Twenty years ago this week, a pair of previously unknown scientists stunned the world by announcing they'd done the impossible by achieving nuclear fusion in a lab flask at room temperature.
Martin Fleischmann and Stanley Pons quickly became celebrities as the news media hailed them for discovering a cheap source of nearly limitless power. But it all fell apart as other scientists couldn't duplicate their results, and the pair later admitted they'd made mistakes in the experiments.
Now a U.S. Navy researcher, speaking on the anniversary of their announcement and in the same city where they made it, thinks Fleischmann and Pons may have been right.
In a paper presented on Monday (23 March 09), chemist Pamela Mosier-Boss told the annual convention of the American Chemical Society in Salt Lake City that her team had gotten "very significant" evidence of some sort of nuclear reaction.
"To our knowledge, this is the first scientific report of the production of highly energetic neutrons from an LENR device," said Mosier-Boss, a researcher at the Navy's Space and Naval Warfare Systems Center in San Diego, in a press release.
Highly energetic neutrons, which Mosier-Boss' team detected using special neutron-trapping plastic, are emitted from atoms splitting apart — or fusing together — and indicate that a serious nuclear reaction is going on.
"LENR" stands for "low energy nuclear reaction," which in this case happens in a lab flask containing palladium chloride mixed with deuterium, or "heavy water" made with a special form of hydrogen — the same setup Fleischmann and Pons used.
When an electrode was dipped into the flask and the power switched on, Mosier-Boss said, odd patterns of triple neutron strikes would appear on the adjacent plastic receptor.

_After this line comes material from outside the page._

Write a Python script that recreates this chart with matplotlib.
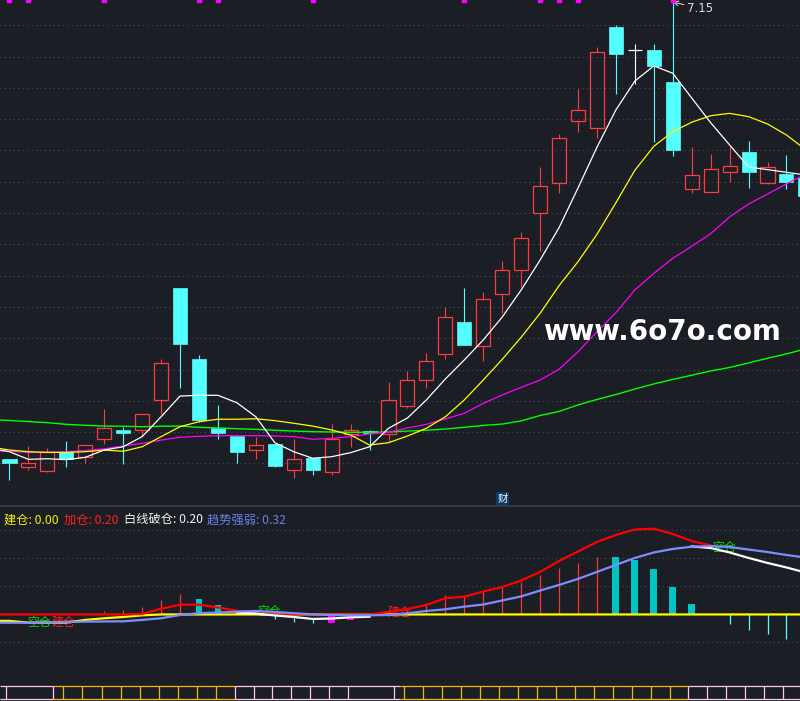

Fleischmann and Pons' results centered on unexplainable excess heat resulting from the reaction. Mosier-Boss didn't get that, but the neutrons are even more significant.
"People have always asked 'Where's the neutrons?'" Mosier-Boss said in the press release. "If you have fusion going on, then you have to have neutrons. We now have evidence that there are neutrons present in these LENR reactions."